Rok 2013 był zmiennym czasem dla Kolejorza. Poznaniacy w czerwcu cieszyli się z wicemistrzostwa Polski, choć jeszcze do majowej potyczki z warszawską Legią lechici liczyli się w walce o mistrza. Potem przyszło rozczarowanie w europejskich pucharach i średni start w lidze – To był burzliwy, zmienny rok. Od siedmiu meczów bez porażki, seria zwycięstw na wyjazdach, przegranie mistrza i wygranie wicemistrza. Dla jednych to porażka, dla innych sukces – komentuje trener Mariusz Rumak – Perturbacje po kontuzjach, trudny okres latem, odpadnięcie z europejskich pucharów i Pucharu Polski – dodaje.
Kilkakrotnie zawrzało na linii klub-kibice, a właściwie trener-kibice.
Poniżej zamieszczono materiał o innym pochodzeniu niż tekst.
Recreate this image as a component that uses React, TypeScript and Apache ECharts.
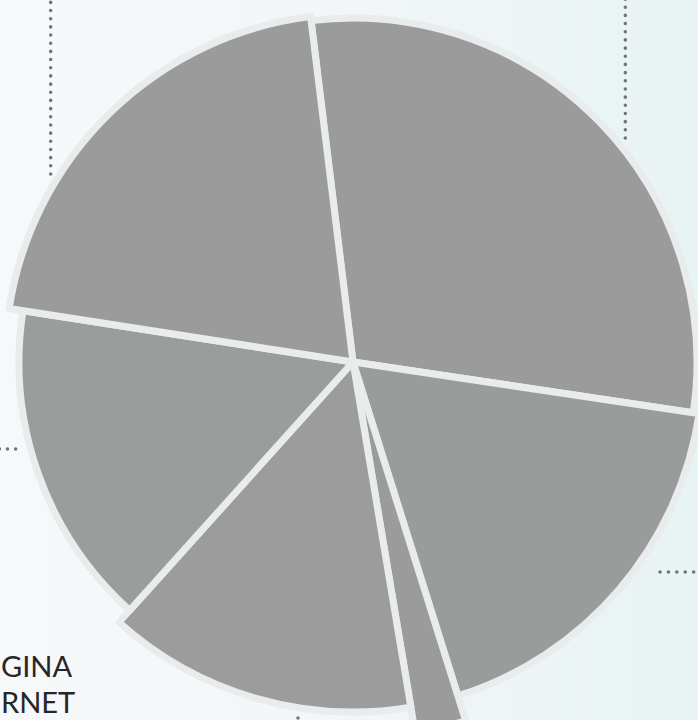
import React, { useEffect, useRef } from "react";
import * as echarts from "echarts";

// Slices, listed clockwise starting at the top boundary
const categories = ["Segmento 1", "Segmento 2", "Segmento 3", "Segmento 4", "Segmento 5", "Segmento 6"];
const values = [29.3, 17.8, 2.2, 14.3, 15.8, 20.6];
// visible (cropped) caption text
const textLines = ["GINA", "RNET"];

// styles
const sliceRadius = [344, 350, 376, 350, 334, 348];
const sliceColors = ["#9b9b9b", "#9a9b9b", "#9b9b9b", "#9c9c9c", "#9b9c9c", "#9b9b9b"];
const gapColor = "#e8ecec";
const dotColor = "#727477";

export default function App() {
  const ref = useRef<HTMLDivElement>(null);
  useEffect(() => {
    if (!ref.current) return;
    const chart = echarts.init(ref.current, undefined, { renderer: "svg" });
    const series = values.map((_, i) => ({
      type: "pie",
      center: [353, 362],
      radius: [0, sliceRadius[i]],
      startAngle: 97,
      clockwise: true,
      silent: true,
      z: 2,
      label: { show: false },
      labelLine: { show: false },
      emphasis: { disabled: true },
      data: categories.map((name, j) => ({
        name,
        value: values[j],
        itemStyle:
          j === i
            ? { color: sliceColors[i], borderColor: gapColor, borderWidth: 7 }
            : { color: "rgba(0,0,0,0)", borderWidth: 0 },
      })),
    }));
    const dotStyle = {
      stroke: dotColor,
      lineWidth: 3.5,
      lineDash: [0.1, 8.07],
      lineCap: "round",
    };
    const textStyle = {
      fill: "#262626",
      font: "400 29px Lato",
      textAlign: "left",
      textVerticalAlign: "middle",
    };
    chart.setOption({
      animation: false,
      backgroundColor: "transparent",
      series,
      graphic: [
        { type: "line", shape: { x1: 50.7, y1: 174, x2: 50.7, y2: -4 }, style: dotStyle, z: 10 },
        { type: "line", shape: { x1: 625.3, y1: 138, x2: 625.3, y2: -4 }, style: dotStyle, z: 10 },
        { type: "line", shape: { x1: 15.7, y1: 449, x2: -10, y2: 449 }, style: dotStyle, z: 10 },
        { type: "line", shape: { x1: 660, y1: 572, x2: 694, y2: 572 }, style: { ...dotStyle, lineDash: [0.1, 8.3] }, z: 10 },
        { type: "line", shape: { x1: 298, y1: 718, x2: 298, y2: 740 }, style: dotStyle, z: 10 },
        { type: "text", x: 1, y: 665, z: 10, style: { ...textStyle, text: textLines[0] } },
        { type: "text", x: 1, y: 701.5, z: 10, style: { ...textStyle, text: textLines[1] } },
      ],
    });
    return () => chart.dispose();
  }, []);
  return (
    <div
      ref={ref}
      style={{
        position: "fixed",
        left: 0,
        top: 0,
        width: 698,
        height: 720,
        background:
          "linear-gradient(90deg, #f7f8fa 0%, #f3f6f8 45%, #e8f3f4 100%)",
      }}
    />
  );
}
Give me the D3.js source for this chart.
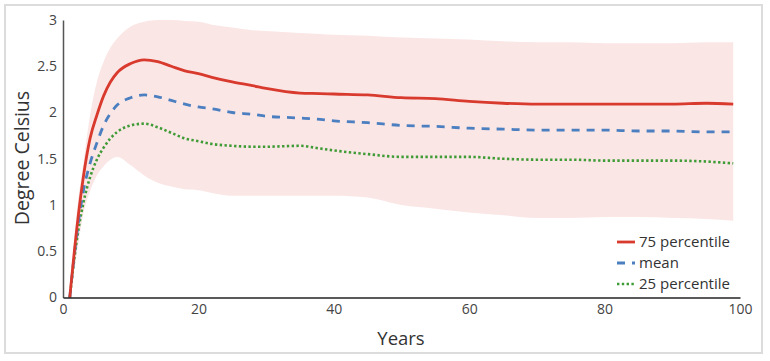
<!DOCTYPE html>
<html>
<head>
<meta charset="utf-8">
<script src="https://cdn.jsdelivr.net/npm/d3@7"></script>
<style>
    body { margin: 0; background: #fff; }
    text { font-family: "Open Sans", sans-serif; }
</style>
</head>
<body>
<div id="chart"></div>
<script>
var years = [1, 2, 3, 4, 5, 6, 7, 8, 10, 12, 14, 16, 18, 20, 22, 25, 28, 30, 35, 38, 40, 45, 50, 55, 60, 65, 70, 75, 80, 85, 90, 95, 99];
var p75 = [0, 0.72, 1.30, 1.72, 1.97, 2.18, 2.33, 2.43, 2.53, 2.57, 2.55, 2.50, 2.45, 2.42, 2.38, 2.33, 2.29, 2.26, 2.21, 2.205, 2.20, 2.19, 2.16, 2.15, 2.12, 2.10, 2.09, 2.09, 2.09, 2.09, 2.09, 2.10, 2.09];
var mean = [0, 0.66, 1.15, 1.45, 1.67, 1.86, 1.99, 2.08, 2.16, 2.19, 2.17, 2.13, 2.09, 2.06, 2.04, 2.00, 1.98, 1.96, 1.94, 1.925, 1.91, 1.89, 1.86, 1.85, 1.83, 1.82, 1.81, 1.81, 1.81, 1.80, 1.80, 1.79, 1.79];
var p25 = [0, 0.60, 1.02, 1.30, 1.49, 1.62, 1.72, 1.79, 1.86, 1.88, 1.84, 1.78, 1.72, 1.69, 1.66, 1.64, 1.63, 1.63, 1.64, 1.61, 1.59, 1.55, 1.52, 1.52, 1.52, 1.50, 1.49, 1.49, 1.48, 1.48, 1.48, 1.47, 1.45];
var bandHigh = [0, 0.90, 1.45, 1.97, 2.33, 2.55, 2.70, 2.80, 2.93, 2.98, 3.00, 3.00, 2.99, 2.98, 2.95, 2.92, 2.89, 2.88, 2.86, 2.85, 2.84, 2.83, 2.81, 2.80, 2.79, 2.77, 2.76, 2.76, 2.75, 2.75, 2.75, 2.76, 2.76];
var bandLow = [0, 0.45, 0.90, 1.15, 1.32, 1.42, 1.49, 1.52, 1.43, 1.32, 1.24, 1.20, 1.17, 1.16, 1.13, 1.10, 1.10, 1.10, 1.10, 1.10, 1.10, 1.08, 1.00, 0.96, 0.92, 0.89, 0.86, 0.86, 0.87, 0.87, 0.86, 0.85, 0.83];
var xTicks = [0, 20, 40, 60, 80, 100];
var yTicks = [0, 0.5, 1, 1.5, 2, 2.5, 3];

var W = 770, H = 361;

var svg = d3.select("#chart")
    .append("svg")
    .attr("width", W)
    .attr("height", H);

// frame
svg.append("rect")
    .attr("x", 5).attr("y", 5)
    .attr("width", 757).attr("height", 348)
    .attr("fill", "#fff")
    .attr("stroke", "#dcdcdc")
    .attr("stroke-width", 2);

var x = d3.scaleLinear().domain([0, 100]).range([63, 740]);
var y = d3.scaleLinear().domain([0, 3]).range([297.5, 20]);

var rows = years.map(function (yr, i) {
    return { yr: yr, p75: p75[i], mean: mean[i], p25: p25[i], hi: bandHigh[i], lo: bandLow[i] };
});

// band
svg.append("path")
    .datum(rows)
    .attr("fill", "#fbe6e6")
    .attr("d", d3.area()
        .curve(d3.curveMonotoneX)
        .x(function (d) { return x(d.yr); })
        .y0(function (d) { return y(d.lo); })
        .y1(function (d) { return y(d.hi); }));

var series = [
    { key: "p25", label: "25 percentile", color: "#3f9b35", width: 2.6, dash: "2.4,2.4" },
    { key: "mean", label: "mean", color: "#4b7fc0", width: 2.8, dash: "8,7" },
    { key: "p75", label: "75 percentile", color: "#d93a2e", width: 2.8, dash: null }
];

series.forEach(function (s) {
    svg.append("path")
        .datum(rows)
        .attr("fill", "none")
        .attr("stroke", s.color)
        .attr("stroke-width", s.width)
        .attr("stroke-dasharray", s.dash)
        .attr("d", d3.line()
            .curve(d3.curveMonotoneX)
            .x(function (d) { return x(d.yr); })
            .y(function (d) { return y(d[s.key]); }));
});

// axes
var yAxis = svg.append("g")
    .attr("transform", "translate(63,0)")
    .call(d3.axisLeft(y).tickValues(yTicks).tickSize(0).tickPadding(6).tickFormat(d3.format("")));
yAxis.select(".domain").attr("stroke", "#555").attr("stroke-width", 1.5);
yAxis.selectAll("text").attr("font-size", 14).attr("fill", "#444").style("font-family", "Open Sans");

var xAxis = svg.append("g")
    .attr("transform", "translate(0,297.5)")
    .call(d3.axisBottom(x).tickValues(xTicks).tickSize(0).tickPadding(7));
xAxis.select(".domain").attr("stroke", "#222").attr("stroke-width", 1.5);
xAxis.selectAll("text").attr("font-size", 14).attr("fill", "#444").style("font-family", "Open Sans");

svg.append("text")
    .attr("transform", "translate(29,158) rotate(-90)")
    .attr("text-anchor", "middle")
    .attr("font-size", 19.5)
    .attr("fill", "#333")
    .text("Degree Celsius");

svg.append("text")
    .attr("x", 401)
    .attr("y", 345)
    .attr("text-anchor", "middle")
    .attr("font-size", 18.5)
    .attr("fill", "#333")
    .text("Years");

// legend
var legend = svg.append("g").attr("transform", "translate(617,242)");
series.slice().reverse().forEach(function (s, i) {
    var g = legend.append("g").attr("transform", "translate(0," + (i * 21) + ")");
    g.append("line")
        .attr("x1", 0).attr("x2", 18)
        .attr("stroke", s.color)
        .attr("stroke-width", s.width)
        .attr("stroke-dasharray", s.dash);
    g.append("text")
        .attr("x", 22)
        .attr("dy", "0.35em")
        .attr("font-size", 15)
        .attr("fill", "#333")
        .text(s.label);
});
</script>
</body>
</html>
Najbardziej zapada w pamięć mecz z Górnikiem Zabrze, kiedy to zabrzanie strzelają bramkę, pod adresem szkoleniowca padają nieprzyjemne słowa, po czym piłkarze wychodzą na murawę w drugiej połowie, strzelają trzy bramki i wygrywają spotkanie – Zespół rośnie. Żaden inny prezes nie dałby mi tyle szans, ile ja uzyskałem w tym roku. Starałem się zachować spokój, dużo mnie to nauczyło. To doświadczenie będzie procentować. Chcemy jeszcze lepiej przygotować się do lata. Lato jett najważniejsze – jak kończymy i jak zaczynamy – ocenia trener.
Z meczu na mecz w tym roku Lech się rozkręcał. Piłkarze grali lepiej stylowo. W meczu z Jagiellonią Białystok Kolejorz nie grał fatalnie, a i tak przegrał, spotkanie z Legią było wyrównane, a mecz z Cracovią to przede wszystkim brak szczęścia ze strony krakowian. Kto wie, co działoby się , gdyby wszystkie poprzeczki i słupki wpadły do bramki Gostomskiego – Z każdymi kolejnymi spotkaniami graliśmy coraz lepiej. Trzeba być zadowolonym z niektórych spotkań. Zastanawiam się jak wyglądałby mecz w Kielcach, gdybyśmy grali po 11 – komentuje.
Czego najbardziej żałuje trener? – Najbardziej żałuje Ligi Europejskiej i Puchar Polski. Jestem zadowolony z tego, że pomimo dużej fali krytyki udało nam się zachować spójny zespół, który chce pracować i ma zapał do pracy – zakończył szkoleniowiec pierwszego zespołu.